Julianna's attorney filed two motions after oral argument: "Motion to Enforce RAP 12.1(a) by declining to consider an issue raised by appellant Lee Noble for the first time at oral argument, " and "motion to supplement its statement of facts to address an issue raised by the court at oral argument." We deny both motions. In light of our disposition here, we need not address the matters raised by these motions.
Julianna's attorney filed two statements of additional authority citing Rea v. Rea, 19 Wn.App. 496, 576 P.2d 84 (1978); Blair v. McKinnon, 40 Wn.2d 492, 244 P.2d 250; In re Marriage of Schwarz. 192 Wn.App. 180, ___ P.3d ___ (2016). Given our resolution of the issues, we do not find these cases persuasive.
The trial court's adjudication of Ed's property interest was erroneous. The trial court's reliance on untenable legal theories to distribute Ed's property interests and to characterize most of the disputed properties as community was erroneous. The court compounded these errors by not addressing the tracing issue. Lee presented numerous documents to support his tracing methodology as Julianna's expert acknowledged above. The trial court failed to recognize that tracing properties acquired during marriage to a separate or community source was essential to properly characterize the properties as separate or community.

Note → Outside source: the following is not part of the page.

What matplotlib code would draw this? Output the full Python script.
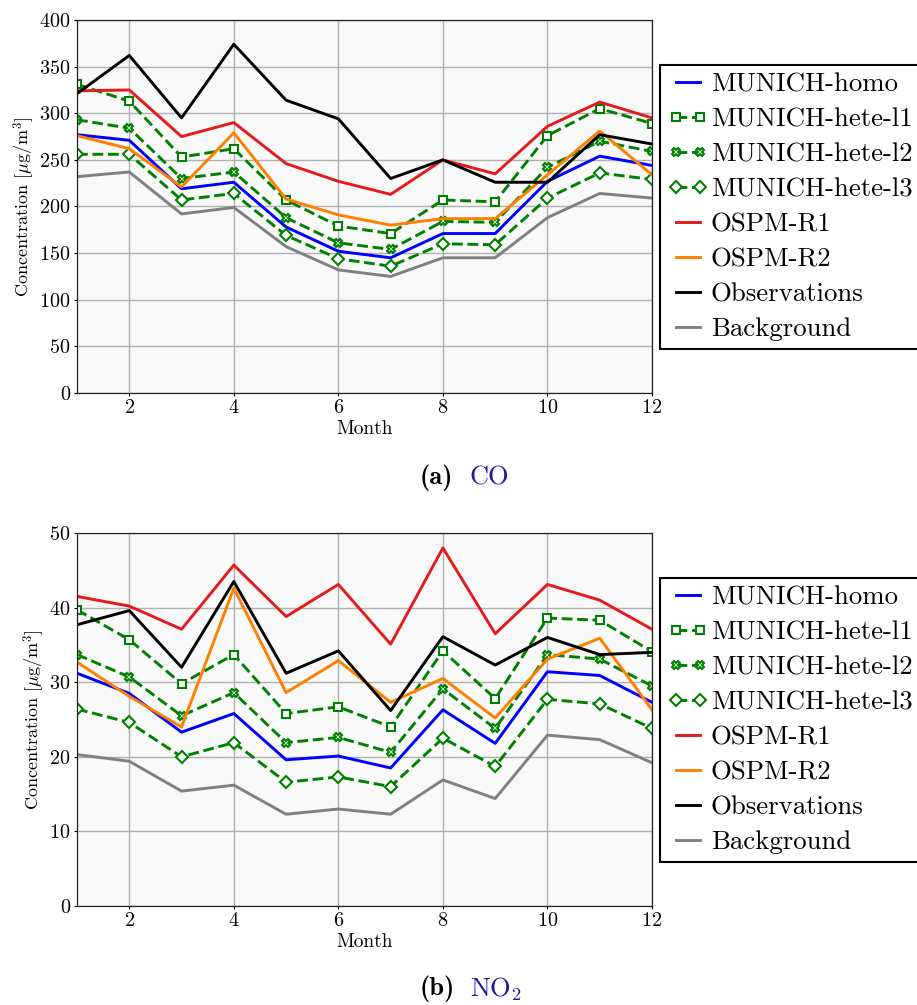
import matplotlib
matplotlib.use("Agg")
import matplotlib.pyplot as plt

plt.rcParams['font.family'] = ['cmr10', 'DejaVu Serif']
plt.rcParams['mathtext.fontset'] = 'cm'
plt.rcParams['axes.formatter.use_mathtext'] = True

months = list(range(1, 13))
series_names = ["MUNICH-homo", "MUNICH-hete-l1", "MUNICH-hete-l2", "MUNICH-hete-l3",
                "OSPM-R1", "OSPM-R2", "Observations", "Background"]

# CO [µg/m3]
co_homo = [277, 271, 219, 226, 178, 152, 145, 171, 171, 227, 254, 244]
co_l1 = [331, 313, 253, 262, 207, 179, 171, 207, 205, 276, 305, 289]
co_l2 = [293, 284, 230, 237, 188, 161, 154, 184, 183, 242, 270, 259]
co_l3 = [256, 256, 207, 214, 169, 144, 136, 160, 159, 209, 236, 229]
co_r1 = [324, 325, 275, 290, 246, 227, 213, 250, 235, 286, 312, 295]
co_r2 = [276, 262, 221, 279, 208, 191, 180, 187, 187, 234, 281, 234]
co_obs = [321, 362, 295, 374, 314, 294, 230, 250, 226, 226, 277, 267]
co_bg = [232, 237, 192, 199, 157, 132, 125, 145, 145, 188, 214, 209]

# NO2 [µg/m3]
no2_homo = [31.2, 28.5, 23.3, 25.8, 19.6, 20.1, 18.5, 26.3, 21.8, 31.4, 30.9, 27.3]
no2_l1 = [39.7, 35.7, 29.8, 33.7, 25.8, 26.7, 24.0, 34.2, 27.8, 38.6, 38.3, 34.1]
no2_l2 = [33.7, 30.7, 25.5, 28.6, 21.9, 22.6, 20.6, 29.1, 23.8, 33.7, 33.1, 29.5]
no2_l3 = [26.4, 24.6, 20.0, 21.9, 16.6, 17.3, 16.0, 22.5, 18.7, 27.7, 27.1, 23.8]
no2_r1 = [41.5, 40.2, 37.1, 45.7, 38.8, 43.1, 35.1, 48.0, 36.5, 43.1, 41.0, 37.1]
no2_r2 = [32.7, 28.1, 24.0, 42.6, 28.6, 32.9, 27.3, 30.5, 25.2, 33.1, 35.9, 26.3]
no2_obs = [37.7, 39.6, 32.0, 43.5, 31.2, 34.2, 26.2, 36.1, 32.3, 36.0, 33.7, 34.0]
no2_bg = [20.3, 19.4, 15.4, 16.2, 12.3, 13.0, 12.3, 16.9, 14.4, 22.9, 22.3, 19.2]

co_data = [co_homo, co_l1, co_l2, co_l3, co_r1, co_r2, co_obs, co_bg]
no2_data = [no2_homo, no2_l1, no2_l2, no2_l3, no2_r1, no2_r2, no2_obs, no2_bg]

green = '#008000'
styles = [
    dict(color='#0000ff', ls='-'),
    dict(color=green, ls='--', marker='s', mfc='white', mec=green),
    dict(color=green, ls='--', marker='X', mfc='white', mec=green),
    dict(color=green, ls='--', marker='D', mfc='white', mec=green),
    dict(color='#e41a1c', ls='-'),
    dict(color='#ff7f00', ls='-'),
    dict(color='black', ls='-'),
    dict(color='#808080', ls='-'),
]

W, H = 917, 1005
fig = plt.figure(figsize=(W / 100, H / 100), dpi=100)


def make_axes(top_px, bottom_px, data, ylim, yticks, legend_top_px, caption_y_px, caption):
    ax = fig.add_axes([77 / W, 1 - bottom_px / H, (652 - 77) / W, (bottom_px - top_px) / H])
    ax.set_facecolor('#f9f9f9')
    for name, vals, st in zip(series_names, data, styles):
        ax.plot(months, vals, label=name, lw=2.1, ms=6, mew=1.5, **st)
    ax.set_xlim(1, 12)
    ax.set_ylim(*ylim)
    ax.set_yticks(yticks)
    ax.set_xticks([2, 4, 6, 8, 10, 12])
    ax.grid(True, color='#b0b0b0', lw=1.0)
    ax.set_axisbelow(True)
    ax.tick_params(direction='out', length=2.5, width=0.8, labelsize=14.5, pad=2)
    for s in ax.spines.values():
        s.set_linewidth(0.9)
        s.set_color('#222222')
    ax.set_xlabel('Month', fontsize=14, labelpad=2)
    ax.set_ylabel(r'Concentration [$\mu$g/m$^3$]', fontsize=13, labelpad=2)
    leg = fig.legend(*ax.get_legend_handles_labels(), loc='upper left',
                     bbox_to_anchor=(660 / W, 1 - legend_top_px / H), borderaxespad=0,
                     fontsize=19.3, numpoints=2, handlelength=1.5, handletextpad=0.12,
                     labelspacing=0.42, fancybox=False, edgecolor='black', framealpha=1,
                     borderpad=0.28)
    leg.get_frame().set_linewidth(1.5)
    fig.text(420 / W, 1 - caption_y_px / H, caption[0], fontsize=19,
             family='cmb10', ha='left', va='center')
    fig.text(470 / W, 1 - caption_y_px / H, caption[1], fontsize=19,
             color='#1a1a99', ha='left', va='center')
    return ax


make_axes(20, 393, co_data, (0, 400), range(0, 401, 50), 65, 478, ('(a)', 'CO'))
make_axes(533, 906, no2_data, (0, 50), range(0, 51, 10), 578, 989, ('(b)', r'NO$_2$'))

fig.savefig('out.png', dpi=100)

For the reasons discussed above, we reverse the trial court's order distributing the parties' assets and remand for redistribution consistent with this opinion. We affirm the trial court's order dismissing Ed's promissory note lawsuit. We reverse the order dismissing the Tallman lawsuit and remand for further proceedings. We reverse the order granting attorney fees to Julianna, remand for further proceedings, and deny attorney fees on appeal.